Entries from a dataset:
>> start
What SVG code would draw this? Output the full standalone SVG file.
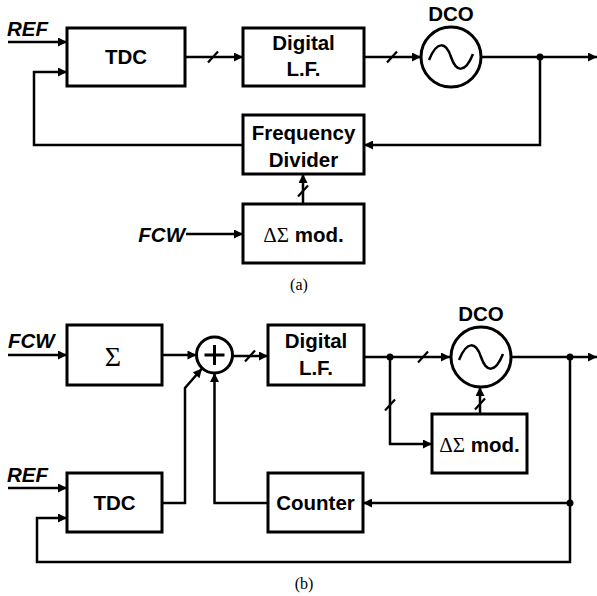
<svg xmlns="http://www.w3.org/2000/svg" width="597" height="596" viewBox="0 0 597 596">
<style>
.box{fill:#fff;stroke:#000;stroke-width:3}
.circ{fill:#fff;stroke:#000;stroke-width:3}
.w{fill:none;stroke:#000;stroke-width:2.5}
.sl{fill:none;stroke:#000;stroke-width:2.2}
.t{font-family:"Liberation Sans",Arial,sans-serif;font-weight:bold;font-size:20.5px;text-anchor:middle;fill:#000}
.lab{font-family:"Liberation Sans",Arial,sans-serif;font-weight:bold;font-style:italic;font-size:20.5px;fill:#000}
.s{font-family:"Liberation Serif","Times New Roman",serif;font-weight:normal;font-size:21px}
.big{font-family:"Liberation Serif","Times New Roman",serif;font-weight:normal;font-size:28px;text-anchor:middle;fill:#000}
.cap{font-family:"Liberation Serif","Times New Roman",serif;font-size:16px;text-anchor:middle;fill:#000}
</style>
<defs>
<marker id="ah" viewBox="0 0 10 10" refX="10" refY="5" markerWidth="10" markerHeight="9" markerUnits="userSpaceOnUse" orient="auto">
<path d="M0,0 L10,5 L0,10 z" fill="#000"/>
</marker>
</defs>

<g id="connectors">
<!-- (a) -->
<path class="w" d="M8,42 H67" marker-end="url(#ah)"/>
<path class="w" d="M243,145 H34 V72 H67" marker-end="url(#ah)"/>
<path class="w" d="M185,57 H243" marker-end="url(#ah)"/>
<path class="sl" d="M208,62.5 L218,51.5"/>
<path class="w" d="M364,57 H421" marker-end="url(#ah)"/>
<path class="sl" d="M387,62.5 L397,51.5"/>
<path class="w" d="M481,57 H597" marker-end="url(#ah)"/>
<circle cx="540" cy="57" r="3.5" fill="#000"/>
<path class="w" d="M540,57 V145 H364" marker-end="url(#ah)"/>
<path class="w" d="M303,204 V174" marker-end="url(#ah)"/>
<path class="sl" d="M298,196.5 L308,185.5"/>
<path class="w" d="M186,234 H243" marker-end="url(#ah)"/>
<!-- (b) -->
<path class="w" d="M8,355 H67" marker-end="url(#ah)"/>
<path class="w" d="M162,355 H196.5" marker-end="url(#ah)"/>
<path class="w" d="M232.5,356 H268" marker-end="url(#ah)"/>
<path class="sl" d="M245,361.5 L255,350.5"/>
<path class="w" d="M364,357 H450" marker-end="url(#ah)"/>
<path class="sl" d="M418,362.5 L428,351.5"/>
<circle cx="390" cy="357" r="3.5" fill="#000"/>
<path class="w" d="M390,357 V444 H432" marker-end="url(#ah)"/>
<path class="sl" d="M385,410.5 L395,399.5"/>
<path class="w" d="M480,414 V387" marker-end="url(#ah)"/>
<path class="sl" d="M475,409.5 L485,398.5"/>
<path class="w" d="M511,357 H597" marker-end="url(#ah)"/>
<circle cx="570" cy="357" r="3.5" fill="#000"/>
<path class="w" d="M570,357 V562 H37 V518 H67" marker-end="url(#ah)"/>
<circle cx="570" cy="503" r="3.5" fill="#000"/>
<path class="w" d="M570,503 H363" marker-end="url(#ah)"/>
<path class="w" d="M268,503 H214.5 V373" marker-end="url(#ah)"/>
<path class="w" d="M8,488 H67" marker-end="url(#ah)"/>
<path class="w" d="M162,503 H185 V388 L202,368.5" marker-end="url(#ah)"/>
</g>

<!-- (a) nodes -->
<g id="ref-a"><text class="lab" x="7" y="36">REF</text></g>
<g id="tdc-a"><rect class="box" x="67" y="28" width="118" height="58"/><text class="t" x="126" y="64">TDC</text></g>
<g id="dlf-a"><rect class="box" x="243" y="28" width="121" height="58"/><text class="t" x="303.5" y="50">Digital</text><text class="t" x="303.5" y="76">L.F.</text></g>
<g id="dco-a"><circle class="circ" cx="451" cy="57" r="30"/><path class="w" d="M429,60 C437,40 446,42 451,57 C456,72 465,74 473,54" stroke-width="3"/><text class="t" x="451" y="21">DCO</text></g>
<g id="div-a"><rect class="box" x="243" y="115" width="121" height="59"/><text class="t" x="303.5" y="140">Frequency</text><text class="t" x="303.5" y="167">Divider</text></g>
<g id="dsm-a"><rect class="box" x="243" y="204" width="121" height="59"/><text class="t" x="303.5" y="242"><tspan class="s">ΔΣ</tspan> mod.</text></g>
<g id="fcw-a"><text class="lab" x="185" y="242" text-anchor="end">FCW</text></g>
<g id="cap-a"><text class="cap" x="299" y="290">(a)</text></g>

<!-- (b) nodes -->
<g id="fcw-b"><text class="lab" x="8" y="348">FCW</text></g>
<g id="sigma-b"><rect class="box" x="67" y="325" width="95" height="60"/><text class="big" x="113" y="366">Σ</text></g>
<g id="adder-b"><circle class="circ" cx="214.5" cy="355" r="18"/><path d="M204.5,355 H224.5 M214.5,345 V365" stroke="#000" stroke-width="3" fill="none"/></g>
<g id="dlf-b"><rect class="box" x="268" y="325" width="96" height="60"/><text class="t" x="316" y="348">Digital</text><text class="t" x="316" y="375">L.F.</text></g>
<g id="dco-b"><circle class="circ" cx="481" cy="357" r="30"/><path class="w" d="M459,360 C467,340 476,342 481,357 C486,372 495,374 503,354" stroke-width="3"/><text class="t" x="481" y="321">DCO</text></g>
<g id="dsm-b"><rect class="box" x="432" y="414" width="95" height="59"/><text class="t" x="479.5" y="452"><tspan class="s">ΔΣ</tspan> mod.</text></g>
<g id="ref-b"><text class="lab" x="7" y="482">REF</text></g>
<g id="tdc-b"><rect class="box" x="67" y="473" width="95" height="59"/><text class="t" x="114.5" y="510">TDC</text></g>
<g id="counter-b"><rect class="box" x="268" y="473" width="95" height="59"/><text class="t" x="315.5" y="510">Counter</text></g>
<g id="cap-b"><text class="cap" x="304" y="589">(b)</text></g>
</svg>
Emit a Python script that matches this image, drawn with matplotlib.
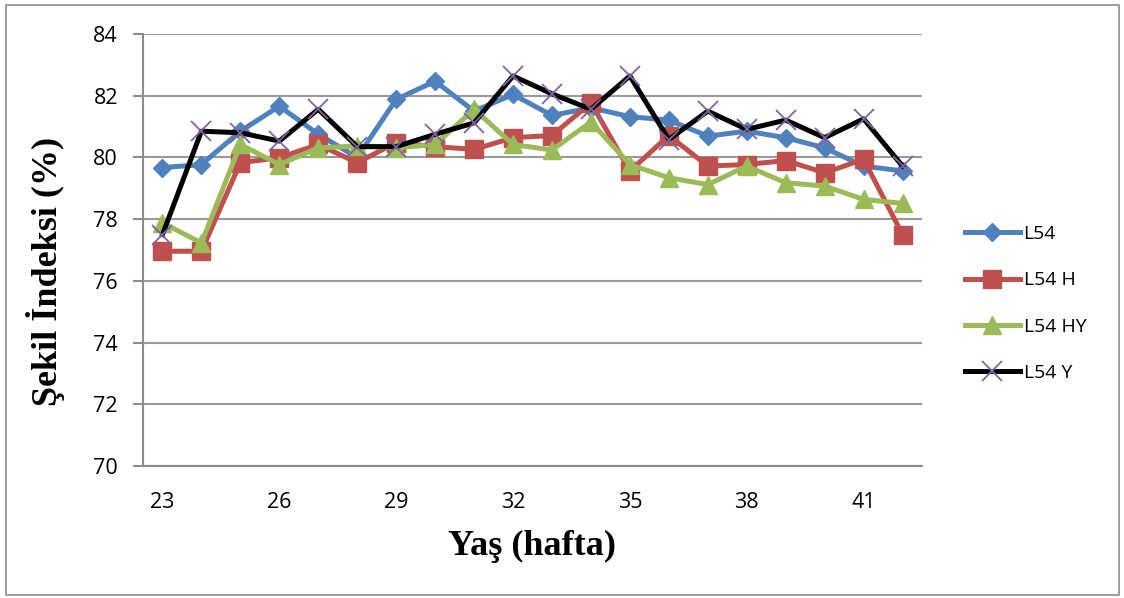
>> end
(STATED GOAL): Reproduce the full listing faithfully, but do not carry over any pictures.

(EXERCISE RESULT):
What SVG code would draw this? Output the full standalone SVG file.
<svg xmlns="http://www.w3.org/2000/svg" width="597" height="596" viewBox="0 0 597 596">
<style>
.box{fill:#fff;stroke:#000;stroke-width:3}
.circ{fill:#fff;stroke:#000;stroke-width:3}
.w{fill:none;stroke:#000;stroke-width:2.5}
.sl{fill:none;stroke:#000;stroke-width:2.2}
.t{font-family:"Liberation Sans",Arial,sans-serif;font-weight:bold;font-size:20.5px;text-anchor:middle;fill:#000}
.lab{font-family:"Liberation Sans",Arial,sans-serif;font-weight:bold;font-style:italic;font-size:20.5px;fill:#000}
.s{font-family:"Liberation Serif","Times New Roman",serif;font-weight:normal;font-size:21px}
.big{font-family:"Liberation Serif","Times New Roman",serif;font-weight:normal;font-size:28px;text-anchor:middle;fill:#000}
.cap{font-family:"Liberation Serif","Times New Roman",serif;font-size:16px;text-anchor:middle;fill:#000}
</style>
<defs>
<marker id="ah" viewBox="0 0 10 10" refX="10" refY="5" markerWidth="10" markerHeight="9" markerUnits="userSpaceOnUse" orient="auto">
<path d="M0,0 L10,5 L0,10 z" fill="#000"/>
</marker>
</defs>

<g id="connectors">
<!-- (a) -->
<path class="w" d="M8,42 H67" marker-end="url(#ah)"/>
<path class="w" d="M243,145 H34 V72 H67" marker-end="url(#ah)"/>
<path class="w" d="M185,57 H243" marker-end="url(#ah)"/>
<path class="sl" d="M208,62.5 L218,51.5"/>
<path class="w" d="M364,57 H421" marker-end="url(#ah)"/>
<path class="sl" d="M387,62.5 L397,51.5"/>
<path class="w" d="M481,57 H597" marker-end="url(#ah)"/>
<circle cx="540" cy="57" r="3.5" fill="#000"/>
<path class="w" d="M540,57 V145 H364" marker-end="url(#ah)"/>
<path class="w" d="M303,204 V174" marker-end="url(#ah)"/>
<path class="sl" d="M298,196.5 L308,185.5"/>
<path class="w" d="M186,234 H243" marker-end="url(#ah)"/>
<!-- (b) -->
<path class="w" d="M8,355 H67" marker-end="url(#ah)"/>
<path class="w" d="M162,355 H196.5" marker-end="url(#ah)"/>
<path class="w" d="M232.5,356 H268" marker-end="url(#ah)"/>
<path class="sl" d="M245,361.5 L255,350.5"/>
<path class="w" d="M364,357 H450" marker-end="url(#ah)"/>
<path class="sl" d="M418,362.5 L428,351.5"/>
<circle cx="390" cy="357" r="3.5" fill="#000"/>
<path class="w" d="M390,357 V444 H432" marker-end="url(#ah)"/>
<path class="sl" d="M385,410.5 L395,399.5"/>
<path class="w" d="M480,414 V387" marker-end="url(#ah)"/>
<path class="sl" d="M475,409.5 L485,398.5"/>
<path class="w" d="M511,357 H597" marker-end="url(#ah)"/>
<circle cx="570" cy="357" r="3.5" fill="#000"/>
<path class="w" d="M570,357 V562 H37 V518 H67" marker-end="url(#ah)"/>
<circle cx="570" cy="503" r="3.5" fill="#000"/>
<path class="w" d="M570,503 H363" marker-end="url(#ah)"/>
<path class="w" d="M268,503 H214.5 V373" marker-end="url(#ah)"/>
<path class="w" d="M8,488 H67" marker-end="url(#ah)"/>
<path class="w" d="M162,503 H185 V388 L202,368.5" marker-end="url(#ah)"/>
</g>

<!-- (a) nodes -->
<g id="ref-a"><text class="lab" x="7" y="36">REF</text></g>
<g id="tdc-a"><rect class="box" x="67" y="28" width="118" height="58"/><text class="t" x="126" y="64">TDC</text></g>
<g id="dlf-a"><rect class="box" x="243" y="28" width="121" height="58"/><text class="t" x="303.5" y="50">Digital</text><text class="t" x="303.5" y="76">L.F.</text></g>
<g id="dco-a"><circle class="circ" cx="451" cy="57" r="30"/><path class="w" d="M429,60 C437,40 446,42 451,57 C456,72 465,74 473,54" stroke-width="3"/><text class="t" x="451" y="21">DCO</text></g>
<g id="div-a"><rect class="box" x="243" y="115" width="121" height="59"/><text class="t" x="303.5" y="140">Frequency</text><text class="t" x="303.5" y="167">Divider</text></g>
<g id="dsm-a"><rect class="box" x="243" y="204" width="121" height="59"/><text class="t" x="303.5" y="242"><tspan class="s">ΔΣ</tspan> mod.</text></g>
<g id="fcw-a"><text class="lab" x="185" y="242" text-anchor="end">FCW</text></g>
<g id="cap-a"><text class="cap" x="299" y="290">(a)</text></g>

<!-- (b) nodes -->
<g id="fcw-b"><text class="lab" x="8" y="348">FCW</text></g>
<g id="sigma-b"><rect class="box" x="67" y="325" width="95" height="60"/><text class="big" x="113" y="366">Σ</text></g>
<g id="adder-b"><circle class="circ" cx="214.5" cy="355" r="18"/><path d="M204.5,355 H224.5 M214.5,345 V365" stroke="#000" stroke-width="3" fill="none"/></g>
<g id="dlf-b"><rect class="box" x="268" y="325" width="96" height="60"/><text class="t" x="316" y="348">Digital</text><text class="t" x="316" y="375">L.F.</text></g>
<g id="dco-b"><circle class="circ" cx="481" cy="357" r="30"/><path class="w" d="M459,360 C467,340 476,342 481,357 C486,372 495,374 503,354" stroke-width="3"/><text class="t" x="481" y="321">DCO</text></g>
<g id="dsm-b"><rect class="box" x="432" y="414" width="95" height="59"/><text class="t" x="479.5" y="452"><tspan class="s">ΔΣ</tspan> mod.</text></g>
<g id="ref-b"><text class="lab" x="7" y="482">REF</text></g>
<g id="tdc-b"><rect class="box" x="67" y="473" width="95" height="59"/><text class="t" x="114.5" y="510">TDC</text></g>
<g id="counter-b"><rect class="box" x="268" y="473" width="95" height="59"/><text class="t" x="315.5" y="510">Counter</text></g>
<g id="cap-b"><text class="cap" x="304" y="589">(b)</text></g>
</svg>
Emit a Python script that matches this image, drawn with matplotlib.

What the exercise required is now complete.